Monday, August 5, 2013

Just the facts

Just over two hundred years ago 55 men were given the task of creating a document that would become the fundamental law of the land, the constitution. It was a disparate group from all the colonies and was composed of farmers, businessmen, inventors, etc. 

They fought among themselves, but overcame their differences and created the remarkable group of papers our law is based on. Before the actual ratification had occurred the state of Massachusetts had proposed the first amendment. Many more were proposed and then President James Madison sifted and culled his way to a group of 12 that proposed en masse on Sept 25, 1789...about six months after ratification. That is the single shortest change action ever to occur in the history of the document. 

Madison presented twelve amendments, ten of which were ratified and known as the bill of rights. One more was subsequently approved, 200 years later and went into effect in 1992. Amendments have been proposed, voted on, passed and even repealed. Many simply go into limbo...IE: Women's rights. The irony of the Supreme Court issuing an edict giving rights to the Gay populace while the majority of the nation(females) go without is pretty hard to miss.
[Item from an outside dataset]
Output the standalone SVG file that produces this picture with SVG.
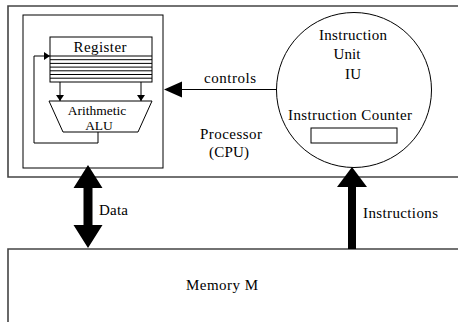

That one simply falls on the heads of the elected representatives that collectively bicker, wail, moan and do nothing.

So here is my question; just how do proclaim yourself to be a strict constitutionalist when the writers weren't? How do you divine their intent when they were so obviously changing it? Franklin was still flying kites, there was no electricity...these were not prescient beings. They could not foretell the future. In the current culture many are busy tearing down the these long dead men for their actions and way of living in their own era. Is Jefferson any less brilliant because of the way he lived? No, but even he didn't expect to be interpreted from the grave.

Life, liberty and the pursuit of happiness should have sufficed, but didn't. Our politicians fight, but do not resolve. Pander, but accomplish nothing. Talk the talk, but run from answers that would see them out of office. 

It's a remarkable document, the Constitution...it was changeable, even before its inception. Therefore; a "strict" constitutionalist should believe in change where needed,not rigid formats that do not apply to the current world. Do you think B. Franklin would have liked an i-phone?